Alongside colleagues at Queen Mary University of London and at Rothamsted Research, we published our results in PLOS One, following for the first time every flight of forager bees over the course of their lives. This has given us remarkable insight into the very different strategies taken by different bees in their approach to carrying out their tasks.
From the first time they saw the light of day, emerging from their cells in the comb and knowing nothing of the world around them, we followed four bees as they learned and became seasoned foragers, until their deaths.

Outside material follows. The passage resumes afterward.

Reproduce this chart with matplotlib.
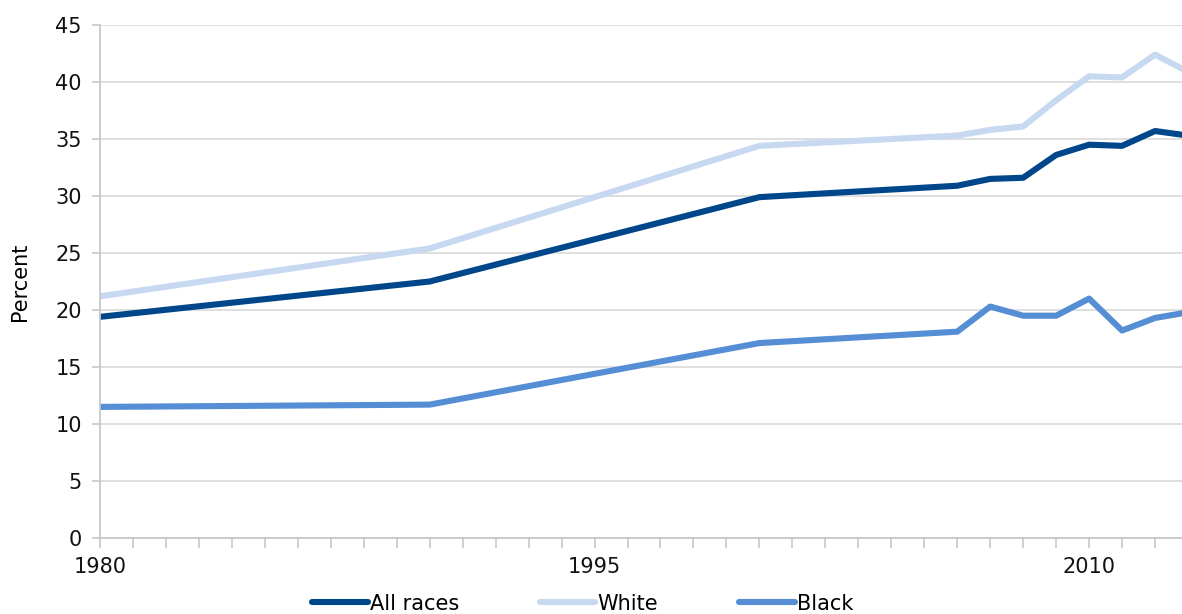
import matplotlib
matplotlib.use("Agg")
import matplotlib.pyplot as plt
from matplotlib.ticker import MultipleLocator, FixedLocator

YEARS = [1980, 1990, 2000, 2006, 2007, 2008, 2009, 2010, 2011, 2012, 2013]
ALL_RACES = [19.4, 22.5, 29.9, 30.9, 31.5, 31.6, 33.6, 34.5, 34.4, 35.7, 35.3]
WHITE = [21.2, 25.4, 34.4, 35.3, 35.8, 36.1, 38.4, 40.5, 40.4, 42.4, 40.9]
BLACK = [11.5, 11.7, 17.1, 18.1, 20.3, 19.5, 19.5, 21.0, 18.2, 19.3, 19.8]
X_LABELS = [1980, 1995, 2010]

SERIES = [
    ("All races", ALL_RACES, "#00468B"),
    ("White", WHITE, "#C6D9F1"),
    ("Black", BLACK, "#558ED5"),
]

plt.rcParams["font.family"] = ["DejaVu Sans"]

W, H = 1182, 614
fig = plt.figure(figsize=(W / 100, H / 100), dpi=100)
ax = fig.add_axes([100 / W, 76 / H, (W - 100) / W, 513 / H])

for name, vals, color in SERIES:
    ax.plot(YEARS, vals, color=color, linewidth=4.4, label=name,
            solid_joinstyle="round", solid_capstyle="round")

ax.set_xlim(1980, 1980 + (W - 100) / 32.97)
ax.set_ylim(0, 45)
ax.yaxis.set_major_locator(MultipleLocator(5))
ax.xaxis.set_major_locator(FixedLocator(X_LABELS))
ax.xaxis.set_minor_locator(MultipleLocator(1))

ax.grid(axis="y", color="#DCDCDC", linewidth=1.3)
ax.set_axisbelow(True)
for side in ("top", "right"):
    ax.spines[side].set_visible(False)
for side in ("left", "bottom"):
    ax.spines[side].set_color("#C8C8C8")
    ax.spines[side].set_linewidth(1.3)

ax.tick_params(axis="y", length=6, width=1.2, color="#C8C8C8",
               labelsize=15, pad=7, labelcolor="#111111")
ax.tick_params(axis="x", which="both", length=7, width=1.2, color="#C8C8C8",
               labelsize=15, pad=7, labelcolor="#111111")
ax.set_ylabel("Percent", fontsize=15, labelpad=18)

fig.legend(loc="center", bbox_to_anchor=(0.493, 0.017), ncol=3, frameon=False,
           fontsize=15, handlelength=2.65, handletextpad=0.1, columnspacing=3.9)

fig.savefig("out.png", dpi=100)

Because bees are so tiny, GPS trackers or radio collars are far too large and heavy for them. Instead we used harmonic radar to track the bees, which is excellent at tracking moving objects through cluttered environments full of flowers, hedges, trees, buildings, and other bees. This involves attaching a small, very light electronic transponder to the bee’s back which transforms and reflects the signal in such a way that we can identify the bee. The radar scans the landscape once every three seconds, each time reporting the bee’s position. We used large earth bumblebees (Bombus terrestris) which were bred in captivity, so we knew they were ignorant of the world at the beginning of the experiment. And then we watched their lives unfold over several weeks until, one by one, each left the nest and never returned home.